EXERCISE
Set down all of the entries word for word, omitting the images they contain.

★ ★ ★ ★

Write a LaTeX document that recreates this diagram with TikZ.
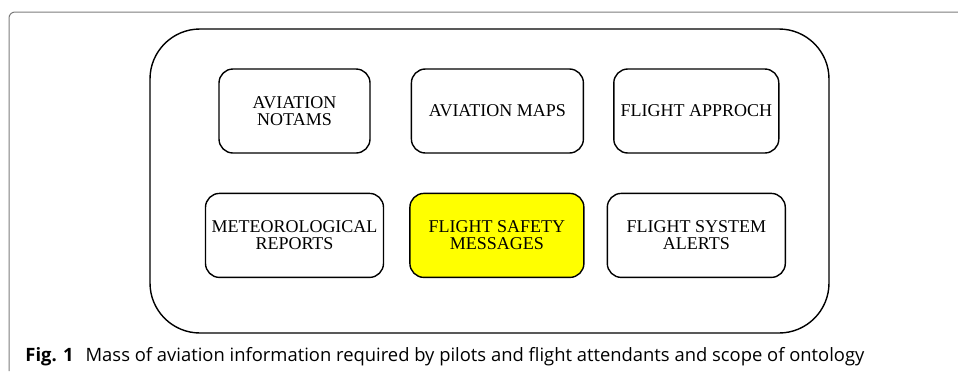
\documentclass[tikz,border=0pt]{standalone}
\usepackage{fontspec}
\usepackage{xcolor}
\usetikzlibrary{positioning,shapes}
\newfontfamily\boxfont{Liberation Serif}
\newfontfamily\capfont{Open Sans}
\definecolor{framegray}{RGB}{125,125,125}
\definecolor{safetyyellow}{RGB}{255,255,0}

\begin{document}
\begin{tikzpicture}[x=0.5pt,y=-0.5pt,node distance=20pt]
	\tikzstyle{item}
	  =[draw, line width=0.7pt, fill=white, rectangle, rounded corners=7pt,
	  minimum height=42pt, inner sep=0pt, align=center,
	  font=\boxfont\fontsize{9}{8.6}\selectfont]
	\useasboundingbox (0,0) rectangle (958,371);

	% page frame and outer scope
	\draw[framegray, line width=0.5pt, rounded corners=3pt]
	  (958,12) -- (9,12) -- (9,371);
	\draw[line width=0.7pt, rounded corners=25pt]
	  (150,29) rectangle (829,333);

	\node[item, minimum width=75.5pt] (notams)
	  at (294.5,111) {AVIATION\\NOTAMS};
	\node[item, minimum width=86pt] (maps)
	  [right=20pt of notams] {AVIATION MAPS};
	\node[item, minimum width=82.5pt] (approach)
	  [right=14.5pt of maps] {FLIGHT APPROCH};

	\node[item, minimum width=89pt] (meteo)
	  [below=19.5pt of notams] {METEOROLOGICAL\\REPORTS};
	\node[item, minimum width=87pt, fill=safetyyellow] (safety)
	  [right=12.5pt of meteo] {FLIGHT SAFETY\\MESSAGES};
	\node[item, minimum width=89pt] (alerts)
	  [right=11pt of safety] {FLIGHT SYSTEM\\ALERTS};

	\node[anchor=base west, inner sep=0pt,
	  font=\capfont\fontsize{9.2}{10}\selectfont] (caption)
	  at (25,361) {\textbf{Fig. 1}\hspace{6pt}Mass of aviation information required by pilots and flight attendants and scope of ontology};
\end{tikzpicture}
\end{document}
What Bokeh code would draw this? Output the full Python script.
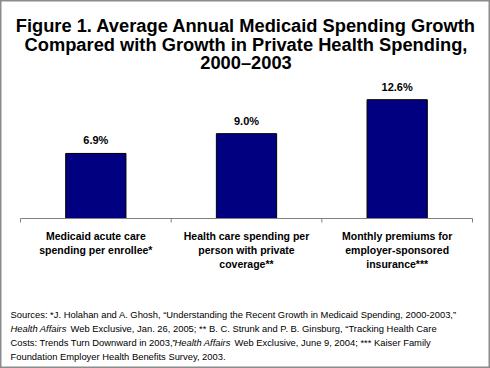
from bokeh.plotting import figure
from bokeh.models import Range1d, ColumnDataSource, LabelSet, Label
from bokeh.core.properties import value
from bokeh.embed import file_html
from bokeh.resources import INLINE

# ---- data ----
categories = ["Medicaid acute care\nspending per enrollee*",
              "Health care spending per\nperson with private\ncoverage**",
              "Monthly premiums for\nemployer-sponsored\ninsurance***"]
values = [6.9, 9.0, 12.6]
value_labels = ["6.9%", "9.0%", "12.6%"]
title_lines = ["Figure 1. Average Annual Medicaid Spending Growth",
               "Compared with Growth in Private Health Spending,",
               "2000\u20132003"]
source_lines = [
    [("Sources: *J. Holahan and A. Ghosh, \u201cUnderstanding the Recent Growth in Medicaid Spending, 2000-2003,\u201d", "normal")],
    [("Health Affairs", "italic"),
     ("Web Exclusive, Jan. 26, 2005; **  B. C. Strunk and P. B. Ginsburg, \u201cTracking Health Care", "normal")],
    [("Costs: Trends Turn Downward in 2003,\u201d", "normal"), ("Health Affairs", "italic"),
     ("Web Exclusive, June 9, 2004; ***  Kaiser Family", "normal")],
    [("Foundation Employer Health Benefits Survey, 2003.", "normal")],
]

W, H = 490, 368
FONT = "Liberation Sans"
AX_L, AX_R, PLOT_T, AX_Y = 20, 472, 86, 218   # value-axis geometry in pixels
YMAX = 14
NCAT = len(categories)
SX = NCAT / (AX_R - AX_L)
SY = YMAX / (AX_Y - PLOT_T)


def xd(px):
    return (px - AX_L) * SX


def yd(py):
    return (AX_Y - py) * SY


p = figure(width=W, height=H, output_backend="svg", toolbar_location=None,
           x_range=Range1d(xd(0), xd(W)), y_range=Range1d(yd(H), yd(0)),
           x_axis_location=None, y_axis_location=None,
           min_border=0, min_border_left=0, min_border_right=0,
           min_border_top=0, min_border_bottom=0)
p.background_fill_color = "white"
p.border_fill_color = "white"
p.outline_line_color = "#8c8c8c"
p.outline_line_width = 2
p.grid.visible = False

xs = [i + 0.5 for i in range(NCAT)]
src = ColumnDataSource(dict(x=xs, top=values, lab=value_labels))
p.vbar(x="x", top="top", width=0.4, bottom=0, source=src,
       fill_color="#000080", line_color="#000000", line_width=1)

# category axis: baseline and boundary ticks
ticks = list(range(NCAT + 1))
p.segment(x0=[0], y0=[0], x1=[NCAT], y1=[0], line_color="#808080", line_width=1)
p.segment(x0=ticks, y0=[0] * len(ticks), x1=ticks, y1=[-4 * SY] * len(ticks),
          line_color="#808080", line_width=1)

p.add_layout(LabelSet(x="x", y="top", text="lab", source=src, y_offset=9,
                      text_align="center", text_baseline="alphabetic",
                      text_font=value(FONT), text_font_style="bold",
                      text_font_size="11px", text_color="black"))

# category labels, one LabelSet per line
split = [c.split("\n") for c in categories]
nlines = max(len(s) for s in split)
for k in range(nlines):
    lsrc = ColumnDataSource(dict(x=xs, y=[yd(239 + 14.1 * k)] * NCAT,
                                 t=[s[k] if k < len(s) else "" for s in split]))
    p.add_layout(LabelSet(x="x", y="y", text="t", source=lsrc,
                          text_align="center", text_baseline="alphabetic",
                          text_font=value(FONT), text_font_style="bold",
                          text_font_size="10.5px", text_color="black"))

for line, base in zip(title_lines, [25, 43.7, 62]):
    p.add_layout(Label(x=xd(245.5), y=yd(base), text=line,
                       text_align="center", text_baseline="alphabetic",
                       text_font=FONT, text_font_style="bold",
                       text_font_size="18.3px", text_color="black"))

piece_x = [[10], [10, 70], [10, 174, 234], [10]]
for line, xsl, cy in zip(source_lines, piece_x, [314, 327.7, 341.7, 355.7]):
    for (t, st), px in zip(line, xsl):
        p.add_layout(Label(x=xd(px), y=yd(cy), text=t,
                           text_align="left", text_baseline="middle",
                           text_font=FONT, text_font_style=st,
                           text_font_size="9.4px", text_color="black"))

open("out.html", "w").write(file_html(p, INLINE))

★ ★ ★ ★

EXERCISE OUTPUT
Write a LaTeX document that recreates this diagram with TikZ.
\documentclass[tikz,border=0pt]{standalone}
\usepackage{fontspec}
\usepackage{xcolor}
\usetikzlibrary{positioning,shapes}
\newfontfamily\boxfont{Liberation Serif}
\newfontfamily\capfont{Open Sans}
\definecolor{framegray}{RGB}{125,125,125}
\definecolor{safetyyellow}{RGB}{255,255,0}

\begin{document}
\begin{tikzpicture}[x=0.5pt,y=-0.5pt,node distance=20pt]
	\tikzstyle{item}
	  =[draw, line width=0.7pt, fill=white, rectangle, rounded corners=7pt,
	  minimum height=42pt, inner sep=0pt, align=center,
	  font=\boxfont\fontsize{9}{8.6}\selectfont]
	\useasboundingbox (0,0) rectangle (958,371);

	% page frame and outer scope
	\draw[framegray, line width=0.5pt, rounded corners=3pt]
	  (958,12) -- (9,12) -- (9,371);
	\draw[line width=0.7pt, rounded corners=25pt]
	  (150,29) rectangle (829,333);

	\node[item, minimum width=75.5pt] (notams)
	  at (294.5,111) {AVIATION\\NOTAMS};
	\node[item, minimum width=86pt] (maps)
	  [right=20pt of notams] {AVIATION MAPS};
	\node[item, minimum width=82.5pt] (approach)
	  [right=14.5pt of maps] {FLIGHT APPROCH};

	\node[item, minimum width=89pt] (meteo)
	  [below=19.5pt of notams] {METEOROLOGICAL\\REPORTS};
	\node[item, minimum width=87pt, fill=safetyyellow] (safety)
	  [right=12.5pt of meteo] {FLIGHT SAFETY\\MESSAGES};
	\node[item, minimum width=89pt] (alerts)
	  [right=11pt of safety] {FLIGHT SYSTEM\\ALERTS};

	\node[anchor=base west, inner sep=0pt,
	  font=\capfont\fontsize{9.2}{10}\selectfont] (caption)
	  at (25,361) {\textbf{Fig. 1}\hspace{6pt}Mass of aviation information required by pilots and flight attendants and scope of ontology};
\end{tikzpicture}
\end{document}
What Bokeh code would draw this? Output the full Python script.
from bokeh.plotting import figure
from bokeh.models import Range1d, ColumnDataSource, LabelSet, Label
from bokeh.core.properties import value
from bokeh.embed import file_html
from bokeh.resources import INLINE

# ---- data ----
categories = ["Medicaid acute care\nspending per enrollee*",
              "Health care spending per\nperson with private\ncoverage**",
              "Monthly premiums for\nemployer-sponsored\ninsurance***"]
values = [6.9, 9.0, 12.6]
value_labels = ["6.9%", "9.0%", "12.6%"]
title_lines = ["Figure 1. Average Annual Medicaid Spending Growth",
               "Compared with Growth in Private Health Spending,",
               "2000\u20132003"]
source_lines = [
    [("Sources: *J. Holahan and A. Ghosh, \u201cUnderstanding the Recent Growth in Medicaid Spending, 2000-2003,\u201d", "normal")],
    [("Health Affairs", "italic"),
     ("Web Exclusive, Jan. 26, 2005; **  B. C. Strunk and P. B. Ginsburg, \u201cTracking Health Care", "normal")],
    [("Costs: Trends Turn Downward in 2003,\u201d", "normal"), ("Health Affairs", "italic"),
     ("Web Exclusive, June 9, 2004; ***  Kaiser Family", "normal")],
    [("Foundation Employer Health Benefits Survey, 2003.", "normal")],
]

W, H = 490, 368
FONT = "Liberation Sans"
AX_L, AX_R, PLOT_T, AX_Y = 20, 472, 86, 218   # value-axis geometry in pixels
YMAX = 14
NCAT = len(categories)
SX = NCAT / (AX_R - AX_L)
SY = YMAX / (AX_Y - PLOT_T)


def xd(px):
    return (px - AX_L) * SX


def yd(py):
    return (AX_Y - py) * SY


p = figure(width=W, height=H, output_backend="svg", toolbar_location=None,
           x_range=Range1d(xd(0), xd(W)), y_range=Range1d(yd(H), yd(0)),
           x_axis_location=None, y_axis_location=None,
           min_border=0, min_border_left=0, min_border_right=0,
           min_border_top=0, min_border_bottom=0)
p.background_fill_color = "white"
p.border_fill_color = "white"
p.outline_line_color = "#8c8c8c"
p.outline_line_width = 2
p.grid.visible = False

xs = [i + 0.5 for i in range(NCAT)]
src = ColumnDataSource(dict(x=xs, top=values, lab=value_labels))
p.vbar(x="x", top="top", width=0.4, bottom=0, source=src,
       fill_color="#000080", line_color="#000000", line_width=1)

# category axis: baseline and boundary ticks
ticks = list(range(NCAT + 1))
p.segment(x0=[0], y0=[0], x1=[NCAT], y1=[0], line_color="#808080", line_width=1)
p.segment(x0=ticks, y0=[0] * len(ticks), x1=ticks, y1=[-4 * SY] * len(ticks),
          line_color="#808080", line_width=1)

p.add_layout(LabelSet(x="x", y="top", text="lab", source=src, y_offset=9,
                      text_align="center", text_baseline="alphabetic",
                      text_font=value(FONT), text_font_style="bold",
                      text_font_size="11px", text_color="black"))

# category labels, one LabelSet per line
split = [c.split("\n") for c in categories]
nlines = max(len(s) for s in split)
for k in range(nlines):
    lsrc = ColumnDataSource(dict(x=xs, y=[yd(239 + 14.1 * k)] * NCAT,
                                 t=[s[k] if k < len(s) else "" for s in split]))
    p.add_layout(LabelSet(x="x", y="y", text="t", source=lsrc,
                          text_align="center", text_baseline="alphabetic",
                          text_font=value(FONT), text_font_style="bold",
                          text_font_size="10.5px", text_color="black"))

for line, base in zip(title_lines, [25, 43.7, 62]):
    p.add_layout(Label(x=xd(245.5), y=yd(base), text=line,
                       text_align="center", text_baseline="alphabetic",
                       text_font=FONT, text_font_style="bold",
                       text_font_size="18.3px", text_color="black"))

piece_x = [[10], [10, 70], [10, 174, 234], [10]]
for line, xsl, cy in zip(source_lines, piece_x, [314, 327.7, 341.7, 355.7]):
    for (t, st), px in zip(line, xsl):
        p.add_layout(Label(x=xd(px), y=yd(cy), text=t,
                           text_align="left", text_baseline="middle",
                           text_font=FONT, text_font_style=st,
                           text_font_size="9.4px", text_color="black"))

open("out.html", "w").write(file_html(p, INLINE))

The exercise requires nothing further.